Gramercy Park Block Association
A look back in history

Why is 
commercial activity 
in Gramercy Park? 

Samuel B. Ruggles created Gramercy Park pursuant to an 1831 Indenture as a "private ornamental park." This covenant "restricts use of the park to the neighboring residents of the surrounding lots, and excludes business purposes."

The Trustees are entrusted to enforce the Park rules which prohibit any activities that compromise the private nature of the Park, including parties, events, ceremonies, commercial photography, film shoots, tours, classes, etc.

Due to the special nature of Gramercy Park, there are countless requests for Park access for the above purposes. Since the Trustees of Gramercy Park and 
Gramercy Park Block Association administrative offices are in my apartment, I am the one who receives these requests.

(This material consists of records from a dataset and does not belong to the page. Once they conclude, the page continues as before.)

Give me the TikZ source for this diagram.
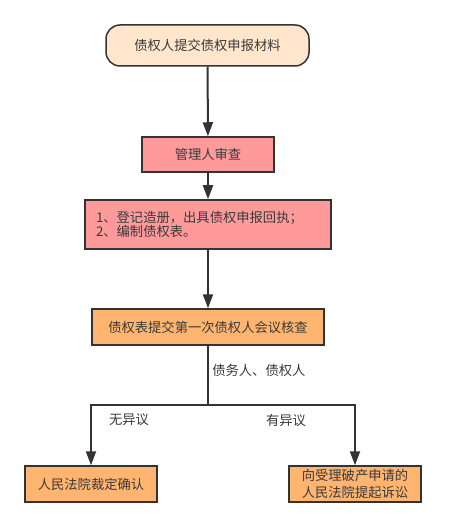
\documentclass[tikz,border=0pt]{standalone}
\usepackage{fontspec}
\setmainfont{Noto Sans CJK SC}
\usepackage{tikz}
\usetikzlibrary{positioning, arrows.meta, shapes}

\definecolor{peach}{HTML}{FFE6CC}
\definecolor{salmon}{HTML}{FF9A9A}
\definecolor{amber}{HTML}{FFB570}
\definecolor{ink}{HTML}{3A3A3A}
\definecolor{edgeline}{HTML}{333333}

\begin{document}
\begin{tikzpicture}
            [x=1pt, y=-1pt,
             box/.style={draw=edgeline, line width=1.5pt, text=ink, font=\fontsize{13.3}{15}\selectfont, inner sep=0pt, align=center},
             startbox/.style={box, fill=peach, rounded corners=14pt, minimum width=203pt, minimum height=41pt},
             redbox/.style={box, fill=salmon},
             orangebox/.style={box, fill=amber, minimum width=132pt, minimum height=36pt},
             lbl/.style={text=ink, font=\fontsize{13.3}{15}\selectfont},
             flow/.style={draw=edgeline, line width=2pt, -{Triangle[width=10pt, length=14pt]}}]
            \useasboundingbox[fill=white] (0,0) rectangle (448,529);

            \node[startbox] (submit) at (207.5,45.5) {债权人提交债权申报材料};
            \node[redbox, minimum width=132pt, minimum height=35pt] (review) at (208,154.5) {管理人审查};
            \node[redbox, text width=224pt, inner xsep=11pt, minimum height=49pt, align=left,
                  font=\fontsize{13.3}{14}\selectfont] (register) at (208,224.5) {1、登记造册，出具债权申报回执；\\2、编制债权表。};
            \node[orangebox, minimum width=232pt] (meeting) at (208,327) {债权表提交第一次债权人会议核查};
            \node[orangebox] (court) at (91,484) {人民法院裁定确认};
            \node[orangebox, font=\fontsize{13.3}{16.5}\selectfont] (suit) at (355,484) {向受理破产申请的\\人民法院提起诉讼};
            \coordinate (split) at (208,405);

            \path[flow] (submit) -- (review);
            \path[flow] (review) -- (register);
            \path[flow] (register) -- (meeting);
            \draw[edgeline, line width=2pt] (meeting) -- node[lbl, right, pos=0.42] (parties) {债务人、债权人} (split);
            \path[flow] (split) -| (court);
            \path[flow] (split) -| (suit);

            \node[lbl] (agree) at (129,420) {无异议};
            \node[lbl] (object) at (286,420) {有异议};
        \end{tikzpicture}
\end{document}
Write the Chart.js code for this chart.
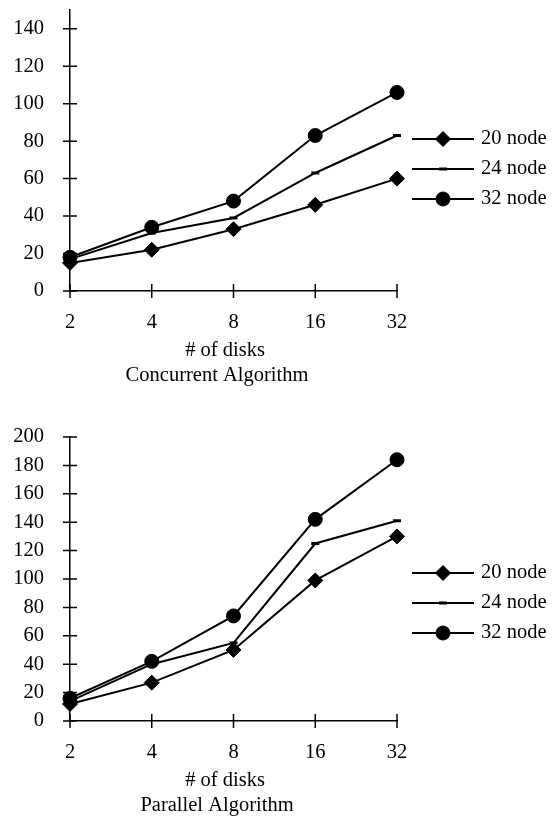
<!DOCTYPE html>
<html>
<head>
<meta charset="utf-8">
<script src="https://cdn.jsdelivr.net/npm/chart.js@4.4.0/dist/chart.umd.min.js"></script>
<style>
body{margin:0;background:#fff}
canvas{display:block}
</style>
</head>
<body>
<canvas id="concurrent" width="556" height="410"></canvas>
<canvas id="parallel" width="556" height="410"></canvas>
<script>
let disks = ["2","4","8","16","32"]
let nodes = ["20 node","24 node","32 node"]

let concurrent20 = [15,22,33,46,60]
let concurrent24 = [17,31,39,63,83]
let concurrent32 = [18,34,48,83,106]

let parallel20 = [12,27,50,99,130]
let parallel24 = [14,40,55,125,141]
let parallel32 = [16,42,74,142,184]

let concurrentMax = 150
let parallelMax = 200
let yStep = 20

let textFont = "20.5px 'Liberation Serif', 'Times New Roman', serif"

Chart.defaults.font.family = "'Liberation Serif', 'Times New Roman', serif"
Chart.defaults.font.size = 20.5
Chart.defaults.color = "#000"

// marker for the side legend, same shapes chart.js uses
function drawMarker(ctx, ds, x, y){
let r = ds.pointRadius
ctx.fillStyle = "#000"
ctx.strokeStyle = "#000"
ctx.lineWidth = ds.pointBorderWidth
ctx.beginPath()
if(ds.pointStyle === "circle"){
ctx.arc(x, y, r, 0, Math.PI*2)
ctx.fill()
ctx.stroke()
}else if(ds.pointStyle === "rectRot"){
ctx.moveTo(x-r, y)
ctx.lineTo(x, y-r)
ctx.lineTo(x+r, y)
ctx.lineTo(x, y+r)
ctx.closePath()
ctx.fill()
ctx.stroke()
}else{
ctx.moveTo(x-r, y)
ctx.lineTo(x+r, y)
ctx.stroke()
}
}

// legend on the right plus the two-line axis caption under the x axis
let sideLegend = {
id: "sideLegend",
afterDraw(chart, args, opts){
let ctx = chart.ctx
let a = chart.chartArea
chart.data.datasets.forEach((ds, i) => {
let y = opts.top + i*opts.gap
ctx.save()
ctx.strokeStyle = "#000"
ctx.lineWidth = ds.borderWidth
ctx.beginPath()
ctx.moveTo(412, y)
ctx.lineTo(474, y)
ctx.stroke()
drawMarker(ctx, ds, 443, y)
ctx.fillStyle = "#000"
ctx.font = textFont
ctx.textAlign = "left"
ctx.textBaseline = "middle"
ctx.fillText(ds.label, 481, y)
ctx.restore()
})
ctx.save()
ctx.fillStyle = "#000"
ctx.font = textFont
ctx.textAlign = "center"
ctx.textBaseline = "middle"
ctx.fillText("# of disks", 225, a.bottom + 59.5)
ctx.fillText(opts.caption, 217, a.bottom + 84.5)
ctx.restore()
}
}

// tick marks that cross the axis lines
let crossTicks = {
id: "crossTicks",
beforeDatasetsDraw(chart){
let ctx = chart.ctx
let a = chart.chartArea
let xs = chart.scales.x
let ys = chart.scales.y
ctx.save()
ctx.strokeStyle = "#000"
ctx.lineWidth = 1.5
ctx.beginPath()
xs.ticks.forEach((t, i) => {
let px = xs.getPixelForTick(i)
ctx.moveTo(px, a.bottom-7)
ctx.lineTo(px, a.bottom+7)
})
ys.ticks.forEach((t, i) => {
let py = ys.getPixelForTick(i)
ctx.moveTo(a.left-7, py)
ctx.lineTo(a.left+7, py)
})
ctx.stroke()
ctx.restore()
}
}

function makeChart(id, d20, d24, d32, yMax, caption, padTop, padBottom, legendTop){

return new Chart(document.getElementById(id), {

type: "line",

data: {
labels: disks,
datasets: [
{label: nodes[0], data: d20, borderColor: "#000", borderWidth: 2, pointStyle: "rectRot", pointRadius: 7.5, pointBorderWidth: 1, pointBackgroundColor: "#000", pointBorderColor: "#000"},
{label: nodes[1], data: d24, borderColor: "#000", borderWidth: 2, pointStyle: "line", pointRadius: 4, pointBorderWidth: 3, pointBackgroundColor: "#000", pointBorderColor: "#000"},
{label: nodes[2], data: d32, borderColor: "#000", borderWidth: 2, pointStyle: "circle", pointRadius: 7, pointBorderWidth: 1, pointBackgroundColor: "#000", pointBorderColor: "#000"}
]
},

options: {
responsive: false,
animation: false,
devicePixelRatio: 1,
layout: {autoPadding: false, padding: {left: 14, right: 159, top: padTop, bottom: padBottom}},
plugins: {
legend: {display: false},
tooltip: {enabled: false},
sideLegend: {top: legendTop, gap: 30, caption: caption}
},
scales: {
x: {
grid: {display: false, drawTicks: false},
border: {display: true, color: "#000", width: 1.5},
ticks: {color: "#000", padding: 19, maxRotation: 0, autoSkip: false, font: {lineHeight: 1.2}},
afterFit(s){
s.height = 97
s.paddingLeft = 0
s.paddingRight = 0
}
},
y: {
min: 0,
max: yMax,
grid: {display: false, drawTicks: false},
border: {display: true, color: "#000", width: 1.5},
ticks: {stepSize: yStep, includeBounds: false, color: "#000", padding: 26, font: {lineHeight: 1}},
afterFit(s){
s.width = 56
s.paddingTop = 0
s.paddingBottom = 0
}
}
}
},

plugins: [crossTicks, sideLegend]

})

}

makeChart("concurrent", concurrent20, concurrent24, concurrent32, concurrentMax, "Concurrent Algorithm", 10, 22, 139)
makeChart("parallel", parallel20, parallel24, parallel32, parallelMax, "Parallel Algorithm", 27, 2, 163)
</script>
</body>
</html>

To preserve the integrity of the Park, it has been my responsibility to enforce the Park rules, since without this enforcementthe Park could easily become overrun with commercial activity.


The following is one example of the Park Trustees prohibiting commercial activity in the Park:

Commercial use of the Park by some Institutional Lot Owners compromised Park residents' personal enjoyment of the Park and use of the Park as outlined in 1831 Gramercy Park Indenture 


In 1831, Ruggles thought that all the buildings built on the lots would be strictly residential and did not know Institutional Lot Owner facilities would eventually come onto Gramercy Park.  These institutions include the Gramercy Park Hotel, National Arts Club, The Players, Brotherhood Synagogue, Calvary Church, and the School of Visual Arts residence.


By 2011, many Residential Lot Owners felt that the Park was being used for commercial purposes by some of these Institutional Lot Owners, and as a result their personal enjoyment of the Park was being compromised.


Below are a few examples of what happened when

Institutional Lot Owners brought wedding parties 

into the Park to photograph

  •   Often crowded the park, left the gate open, allowing strangers to enter.
  • Got into confrontations with Park caretakers who had to stop work to monitor these large groups and to try to enforce the Park rules.
  • Brought in video/photography equipment (ladders, tripods, reflectors, lighting equipment, etc) and monopolized use of the Park, often getting angry when resident key holders "interfered" with their commercial photography productions.
  • Hung their equipment on the Park trees and Park ornamental structures.
  • Asked key holders to move so they could take pictures at certain angles and got into altercations with key holders when they refused to move. 
  • Came in with alcoholic beverages and musical instruments
  • Picked flowers, trampled grass and shrubbery
  • Crowded the walkways, often blocking key holders enjoyment of the Park

Residential Lot Owners felt some Institutional Lot Owners 

used the Park for commercial benefit at their expense


Residential Lot Owners felt that when these Institutional Lot Owners charged for catering or events or even membership, and offered access to Gramercy Park as an amenity, they were actually charging for Park access.  This in effect made Gramercy Park a commercial venue, a gated attraction with an admission fee.


Commercial photography compromised the historic nature of Gramercy Park and property rights of Resident Lot Owners

Essentially, Residential Lot Owners felt the commercial use of the Park by these Institutional Lot Owners was unfair and in the end had the effect of materially changing the traditional and historic nature of the Park and consequently the property rights of the Residential Lot Owners.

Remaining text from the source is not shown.